Gig Review: Beat The Red Light Resurrected At Manchester Punk Festival

Review by Sarah Williams**. Photos by Mark Richards.

Watching Beat The Red Light reform at Manchester Punk Festival 2018 was greater than witnessing the resurrection of Jesus. Their moving ska-core set was nothing short of poetry in brutality. Move over Slayer, there’s a new band in town.

Tipped to be headlining Download Festival next year, Beat The Red Light were a huge booking for an event like Manchester Punk Festival. Playing immediately after Propagandhi, there were hordes of people outside the venue begging to be let in.
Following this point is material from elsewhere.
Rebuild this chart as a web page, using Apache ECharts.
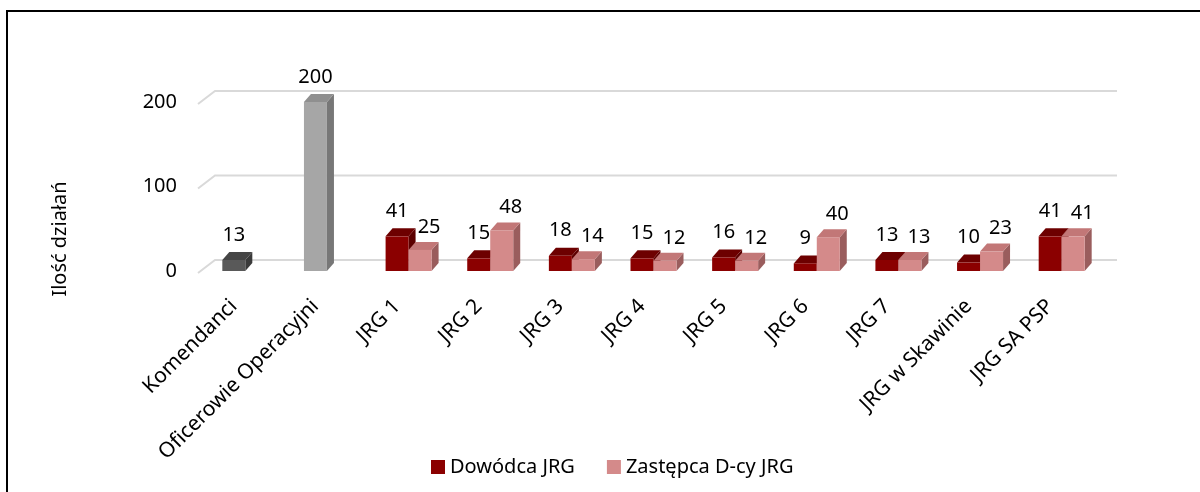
<!DOCTYPE html>
<html>
<head>
<meta charset="utf-8">
<style>
  html, body { margin: 0; padding: 0; background: #fff; }
  #main { width: 1200px; height: 492px; }
</style>
<script src="https://cdn.jsdelivr.net/npm/echarts@6/dist/echarts.min.js"></script>
</head>
<body>
<div id="main"></div>
<script>
// dane
const categories = ["Komendanci", "Oficerowie Operacyjni", "JRG 1", "JRG 2", "JRG 3", "JRG 4",
  "JRG 5", "JRG 6", "JRG 7", "JRG w Skawinie", "JRG SA PSP"]
const dowodca = [13, 200, 41, 15, 18, 15, 16, 9, 13, 10, 41]
const zastepca = [null, null, 25, 48, 14, 12, 12, 40, 13, 23, 41]
const yTicks = [0, 100, 200]

const FONT = "Noto Sans"
const BAR_W = 23
const DX = 7
const DY = 8

// kolory ścian słupków
const redFaces = { front: "#8b0000", top: "#6d0000", side: "#5c0000" }
const pinkFaces = { front: "#d48a8a", top: "#c27777", side: "#9a5d5d" }
const grayFaces = {
  0: { front: "#595959", top: "#454545", side: "#3a3a3a" },
  1: { front: "#a6a6a6", top: "#8f8f8f", side: "#777777" },
}

const toPoints = (arr) => arr.map((v, i) => (v == null ? null : [i, v])).filter(Boolean)

// słupek 3D
const bar3d = (shift, facesFor, labelDx, labelUp) => (params, api) => {
  const i = api.value(0)
  const v = api.value(1)
  const top = api.coord([i, v])
  const base = api.coord([i, 0])
  const f = facesFor(i)
  const x0 = top[0] - BAR_W / 2 + shift * BAR_W
  const x1 = x0 + BAR_W
  const yT = top[1]
  const yB = base[1]
  return {
    type: "group",
    children: [
      { type: "polygon", shape: { points: [[x1, yB], [x1 + DX, yB - DY], [x1 + DX, yT - DY], [x1, yT]] }, style: { fill: f.side } },
      { type: "polygon", shape: { points: [[x0, yT], [x0 + DX, yT - DY], [x1 + DX, yT - DY], [x1, yT]] }, style: { fill: f.top } },
      { type: "rect", shape: { x: x0, y: yT, width: BAR_W, height: yB - yT }, style: { fill: f.front } },
      {
        type: "text",
        style: {
          text: String(v), x: (x0 + x1) / 2 + labelDx, y: yT - DY - labelUp,
          align: "center", verticalAlign: "middle", fontFamily: FONT, fontSize: 20, fill: "#000",
        },
      },
    ],
  }
}

// linie siatki z perspektywą
const gridLine = (params, api) => {
  const cs = params.coordSys
  const y = api.coord([0, api.value(1)])[1]
  return {
    type: "polyline",
    shape: { points: [[cs.x + 5, y + 2], [cs.x + 22, y - 11], [cs.x + cs.width + 26, y - 11]] },
    style: { stroke: "#d9d9d9", lineWidth: 2, fill: null },
  }
}

const chart = echarts.init(document.getElementById("main"))

const option = {
  animation: false,
  textStyle: { fontFamily: FONT },
  graphic: [
    {
      type: "rect",
      shape: { x: 7, y: 11, width: 1200, height: 500 },
      style: { fill: "none", stroke: "#000", lineWidth: 2 },
    },
    {
      type: "text",
      x: 60, y: 239, rotation: Math.PI / 2,
      style: { text: "Ilość działań", align: "center", verticalAlign: "middle", fontFamily: FONT, fontSize: 20, fill: "#000" },
    },
  ],
  legend: {
    data: ["Dowódca JRG", "Zastępca D-cy JRG"],
    left: 426,
    top: 452,
    icon: "rect",
    itemWidth: 14,
    itemHeight: 14,
    itemGap: 32,
    selectedMode: false,
    textStyle: { fontFamily: FONT, fontSize: 20, color: "#000" },
  },
  grid: { left: 193, right: 109, top: 102, bottom: 221 },
  xAxis: {
    type: "category",
    data: categories,
    axisLine: { show: false },
    axisTick: { show: false },
    axisLabel: { interval: 0, rotate: 45, margin: 32, fontFamily: FONT, fontSize: 21, color: "#000" },
  },
  yAxis: {
    type: "value",
    min: 0,
    max: 200,
    interval: 100,
    splitLine: { show: false },
    axisLine: { show: false },
    axisTick: { show: false },
    axisLabel: { margin: 16, fontFamily: FONT, fontSize: 20, color: "#000" },
  },
  series: [
    {
      type: "custom",
      name: "grid",
      silent: true,
      z: 1,
      data: yTicks.map((v) => [0, v]),
      renderItem: gridLine,
    },
    {
      type: "custom",
      name: "Dowódca JRG",
      z: 2,
      itemStyle: { color: redFaces.front },
      data: toPoints(dowodca),
      renderItem: bar3d(0, (i) => grayFaces[i] || redFaces, 0, 17),
    },
    {
      type: "custom",
      name: "Zastępca D-cy JRG",
      z: 3,
      itemStyle: { color: pinkFaces.front },
      data: toPoints(zastepca),
      renderItem: bar3d(1, () => pinkFaces, 9, 15),
    },
  ],
}

chart.setOption(option)
</script>
</body>
</html>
They took the stage to the ominous strains of Vital Remains’ Let The Killing Begin; the room felt ready to burst with anticipation.

They roar through a greatest hits set, shredding every note with the flawless skill of Opeth or Dream Theatre. The crowd know every word to Regulators and Rut, clambering over one another to scream the words back at the band. Every horn-line is chanted throughout the heaving venue. As the title suggests, Saviours is the saving grace of a festival that needed a band of this calibre to truly hurtle it into the mainstream.

You would be hard-pressed to find seven more ruggedly handsome musicians on this earth. Vocalist, Daniel Pook, floats above the crowd, the stage lights forming an appropriate halo as he reaches out to his adoring fans. One of Wadeye clambers on stage to try and steal drummer, Tim Gardiner’s, sweat-drenched towel, no doubt with a view to making a killing on eBay. He’s gently coaxed off stage by the big-handed security guard, who is struggling to keep the enraptured audience at bay.

Tears flow in the front row; moist knickers fly through the air as they are hurled on stage. Bar staff drop their glasses and they stare on in awe. At the back of the venue, I spot TNS’s Tim Bevington being carried out after fainting with joy, overwhelmed by the calibre of this once-in-a-lifetime performance.

With this incendiary performance, Beat The Red Light have cemented their position as the saviours of British metal. They have single-handedly wiped Propagandhi and Iron Chic off the map. Band of the festival? Band of the Universe, more like.

Review by Sarah Williams**. Photos by Mark Richards.

**Sarah may or may not have been bribed to write this review.